The AML transaction monitoring market reached $19.98 billion in 2025 and is projected to grow to $41.99 billion by 2030 at a 16% CAGR, driven largely by demand from digital financial institutions seeking AI-native, API-deployable solutions.
What Distinguishes Neobank-Focused AML Platforms
- API-First Architecture
- Unlike legacy vendors that require months of on-premise integration, neobank-focused platforms deploy via RESTful APIs, often going live in weeks. ComplyAdvantage, Flagright, and Unit21 all offer real-time synchronous API integration alongside webhook-enabled async flows.
- AI-Driven False Positive Reduction
- Traditional systems generate 95%+ false positive rates. Modern platforms like Sardine use device intelligence and behavior biometrics alongside ML models to cut alert volumes by 50–70%, directly reducing compliance team headcount requirements.
- Unified Fraud & AML
- The convergence of fraud prevention and AML monitoring into a single platform — offered by Feedzai, Unit21, and Sardine — eliminates data silos and gives compliance teams a single view of customer risk across both domains.
Regulatory Landscape in 2026
The EU Anti-Money Laundering Authority (AMLA) became fully operational in 2026, introducing direct supervision of high-risk cross-border entities. In the US, FinCEN continues to expand BSA obligations to fintech charter holders. Gartner reports that 65% of European financial institutions plan to increase investment in AI-driven AML systems by 2026.

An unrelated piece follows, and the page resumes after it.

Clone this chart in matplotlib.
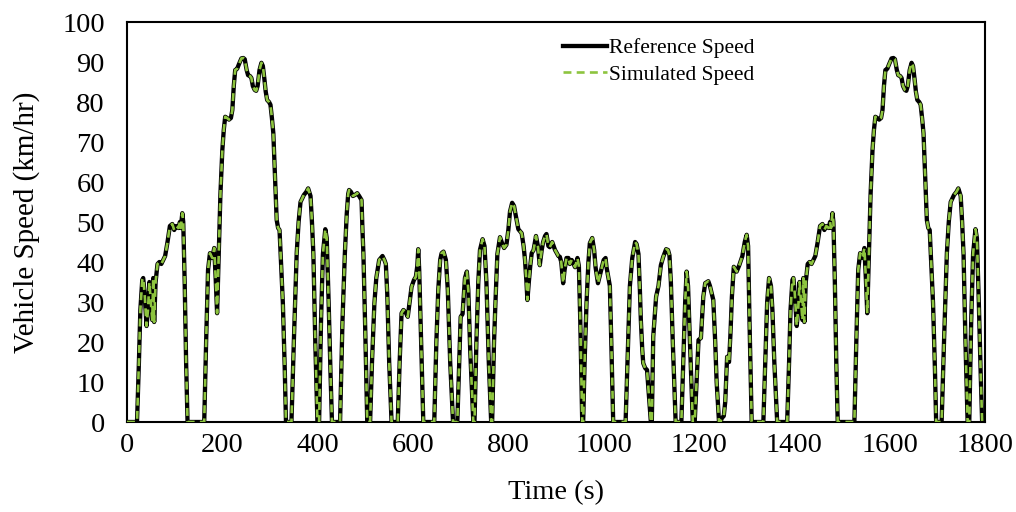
import matplotlib
matplotlib.use("Agg")
import matplotlib.pyplot as plt

# ---- data (time in s, speed in km/h) ----
time_s = [
    0, 21, 25, 28, 32, 34, 37, 41, 44, 47, 50, 53, 55, 57, 60, 64, 68, 72, 76, 80, 85, 90, 95, 99, 103, 108, 111, 113, 116, 118, 121, 124, 127,
    162, 166, 170, 174, 179, 183, 186, 189, 192, 196, 200, 203, 206, 210, 214, 218, 221, 224, 227, 231, 235, 240, 244, 247, 251, 254, 258, 261, 264, 268, 271, 274, 278, 282, 285, 288, 291, 294, 298, 301, 304, 307, 310, 314, 317, 320, 323, 327, 331, 333.5,
    345, 350, 356, 360, 364, 371, 376, 380, 385, 388, 391, 395, 399.5,
    403, 407, 411, 416, 419, 423, 427, 430,
    447, 452, 457, 461, 464, 466, 470, 474, 478, 483, 487, 492, 494, 496, 500, 504,
    510, 514, 519, 523, 529, 536, 540, 543, 546, 550, 555,
    568, 572, 576, 580, 585, 589, 593, 597, 602, 606, 609, 611, 613, 617, 621.6,
    644.6, 649, 653, 657, 660, 664, 669, 673, 678, 684,
    693, 697, 700, 704, 709, 713, 716, 720, 726.5,
    729, 733, 737, 740.5, 746, 750, 754, 759, 764,
    766, 770, 773, 777, 782.5, 786, 791, 796, 800, 803.5, 808, 812, 815, 821, 828, 832, 835, 838, 840, 843, 846, 849, 853, 858, 862, 866, 870, 873, 877, 880, 884, 887, 892, 898, 905, 908, 911, 915, 918, 922, 926, 929, 933, 940, 945, 948, 951, 955,
    957, 960, 964, 968, 971, 976, 980, 983, 988, 992, 996, 1000, 1004, 1006, 1010, 1013, 1016, 1020,
    1046, 1050, 1055, 1060, 1066, 1069, 1073, 1076, 1078, 1081, 1083, 1087, 1091, 1094, 1099,
    1101, 1104, 1110, 1115, 1120, 1125, 1131, 1135, 1138, 1141, 1145, 1151,
    1163, 1167, 1171, 1174, 1177, 1181, 1187,
    1191, 1195, 1199, 1204, 1209, 1213, 1219.5, 1223, 1226, 1230, 1234, 1237, 1242,
    1245, 1248, 1252, 1255, 1259, 1263, 1266, 1269, 1273, 1279, 1284.5, 1291, 1296, 1300, 1303, 1306, 1310.5,
    1335, 1339, 1343, 1347, 1351, 1354, 1358, 1364,
    1385, 1389, 1392, 1396, 1398, 1401, 1405, 1408, 1411, 1414, 1417, 1419, 1421, 1424, 1428, 1432, 1436, 1440, 1444, 1449, 1454, 1459, 1463, 1467, 1472, 1475, 1477, 1480, 1482, 1485, 1488, 1491,
    1526, 1530, 1534, 1538, 1543, 1547, 1550, 1553, 1556, 1560, 1564, 1567, 1570, 1574, 1578, 1582, 1585, 1588, 1591, 1595, 1599, 1604, 1608, 1611, 1615, 1618, 1622, 1625, 1628, 1632, 1635, 1638, 1642, 1646, 1649, 1652, 1655, 1658, 1662, 1665, 1668, 1671, 1674, 1678, 1681, 1684, 1687, 1691, 1695, 1697.5,
    1709, 1714, 1720, 1724, 1728, 1735, 1740, 1744, 1749, 1752, 1755, 1759, 1763.5,
    1767, 1771, 1775, 1780, 1783, 1787, 1791, 1794, 1800,
]

speed_kmh = [
    0, 0, 15, 28, 35.5, 36, 32, 24, 28, 35, 30, 25.5, 36, 25, 35, 39.5, 40, 39.5, 40.5, 41.5, 45, 49, 49.5, 48, 49, 48.5, 50, 48.5, 52.2, 50, 35, 15, 0,
    0, 20, 38, 42.2, 41, 43.5, 36, 27.2, 40, 57, 68, 73, 76.3, 76, 75.6, 76, 78, 84, 88, 88.3, 89.5, 90.9, 91, 90.7, 88, 86.7, 86.5, 86, 84, 83, 82.8, 84, 88, 89.8, 89, 86, 82.6, 80.5, 80, 79.3, 76, 72.2, 63, 50.5, 48.5, 48, 40, 29.7, 13, 0,
    0, 20, 42.2, 50, 55, 56.75, 57.5, 58.4, 56.5, 50, 42, 20, 0,
    0, 25, 42, 48.2, 46, 30, 12, 0,
    0, 25, 42, 52, 57, 58, 57.5, 56.5, 56.75, 57.2, 56.5, 55.5, 48, 42, 22, 0,
    0, 15, 29.7, 36, 40.5, 41.5, 40.5, 39.5, 32, 15, 0,
    0, 15, 27.2, 28, 27.3, 26.3, 30, 33.8, 35.5, 36.3, 39, 43.2, 38, 20, 0,
    0, 20, 33, 40.5, 42.2, 42.6, 40.5, 33, 15, 0,
    0, 15, 26.3, 27, 36, 37.6, 33, 18, 0,
    0, 20, 35, 43, 45.7, 44, 35, 15, 0,
    0, 20, 30, 42, 46.2, 45, 43.5, 44.3, 48, 52.6, 54.8, 54, 52, 48.2, 47.2, 44, 40.5, 35, 30.5, 35, 39, 42.2, 43, 46.5, 44, 39.2, 43, 45, 46.5, 47, 44, 43.7, 45, 43, 41.5, 41.3, 40, 34.7, 38, 41, 41, 39.5, 40.5, 38.7, 41, 39, 25, 0,
    0, 15, 29.7, 40, 44.7, 46, 43, 38.7, 34.7, 36.6, 38.5, 40.5, 41, 38.7, 36, 34, 20, 0,
    0, 15, 34, 41, 45, 44.5, 42, 33, 25.5, 18, 14.7, 13.5, 13, 8, 0,
    0, 21.3, 31.3, 34, 39.2, 41.3, 43.2, 43, 41.7, 35, 20, 0,
    0, 15, 30, 37.6, 34, 20, 0,
    0, 10, 20.5, 21, 31.3, 34.7, 35.2, 34, 32.5, 30.5, 20, 10, 0,
    0, 1, 1.5, 5, 16.3, 15, 22, 31.3, 38.8, 37.6, 39.2, 41.5, 45, 46.8, 44, 25, 0,
    0, 15, 30, 36, 34, 28, 15, 0,
    0, 15, 28, 35.5, 36, 32, 24, 28, 35, 30, 25.5, 36, 25, 35, 39.5, 40, 39.5, 40.5, 41.5, 45, 49, 49.5, 48, 49, 48.5, 50, 48.5, 52.2, 50, 35, 15, 0,
    0, 20, 38, 42.2, 41, 43.5, 36, 27.2, 40, 57, 68, 73, 76.3, 76, 75.6, 76, 78, 84, 88, 88.3, 89.5, 90.9, 91, 90.7, 88, 86.7, 86.5, 86, 84, 83, 82.8, 84, 88, 89.8, 89, 86, 82.6, 80.5, 80, 79.3, 76, 72.2, 63, 50.5, 48.5, 48, 40, 29.7, 13, 0,
    0, 20, 42.2, 50, 55, 56.75, 57.5, 58.4, 56.5, 50, 42, 20, 0,
    0, 25, 42, 48.2, 46, 30, 12, 0, 0,
]

# simulated speed follows the reference trace
simulated_kmh = list(speed_kmh)

x_ticks = [0, 200, 400, 600, 800, 1000, 1200, 1400, 1600, 1800]
y_ticks = [0, 10, 20, 30, 40, 50, 60, 70, 80, 90, 100]
series_labels = ["Reference Speed", "Simulated Speed"]
x_label = "Time (s)"
y_label = "Vehicle Speed (km/hr)"

plt.rcParams["font.family"] = ["Liberation Serif", "DejaVu Serif"]

fig = plt.figure(figsize=(10.16, 5.12), dpi=100)
ax = fig.add_axes([127 / 1016, 90 / 512, 858 / 1016, 400 / 512])

ax.plot(time_s, speed_kmh, color="black", lw=3.1, solid_joinstyle="round",
        label=series_labels[0], zorder=3)
ax.plot(time_s, simulated_kmh, color="#8DC43F", lw=1.9, dashes=(3, 2),
        label=series_labels[1], zorder=4)

ax.set_xlim(0, 1800)
ax.set_ylim(0, 100)
ax.set_xticks(x_ticks)
ax.set_yticks(y_ticks)
ax.tick_params(axis="both", labelsize=20.5, length=0, colors="black")
ax.tick_params(axis="x", pad=8)
ax.tick_params(axis="y", pad=16)
for sp in ax.spines.values():
    sp.set_color("black")
    sp.set_linewidth(1.5)

ax.set_xlabel(x_label, fontsize=20.5, labelpad=16)
ax.set_ylabel(y_label, fontsize=21, labelpad=16)

leg = ax.legend(loc="upper left", bbox_to_anchor=((563 - 127) / 858, 0.96),
                frameon=False, fontsize=15.5, handlelength=2.05,
                handletextpad=0.1, labelspacing=0.3, borderpad=0,
                borderaxespad=0)

fig.savefig("out.png", dpi=100)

| Capability | Legacy Systems | Neobank-Optimized Platforms |
|---|---|---|
| Deployment Time | 6–12 months | 2–6 weeks |
| False Positive Rate | 90–95% | 30–50% |
| Integration Method | On-premise / batch | API / real-time |
| Rule Customization | Vendor-dependent | Self-service / no-code |
| Crypto Monitoring | Add-on or absent | Native support |
Key Selection Criteria
When evaluating AML transaction monitoring software, neobank compliance officers and CTOs should prioritize:
- Typology coverage — Does the platform include detection scenarios specific to digital banking patterns (instant payment layering, mule account networks, synthetic identity fraud)?
- Explainability — Can AI-generated alerts produce audit-ready narratives that satisfy regulators, or do they require manual documentation?
- Scalability — Can the system handle transaction volume spikes (10x+) without degraded detection performance?
- SAR automation — Does the platform auto-draft Suspicious Activity Reports with supporting evidence, or only flag alerts?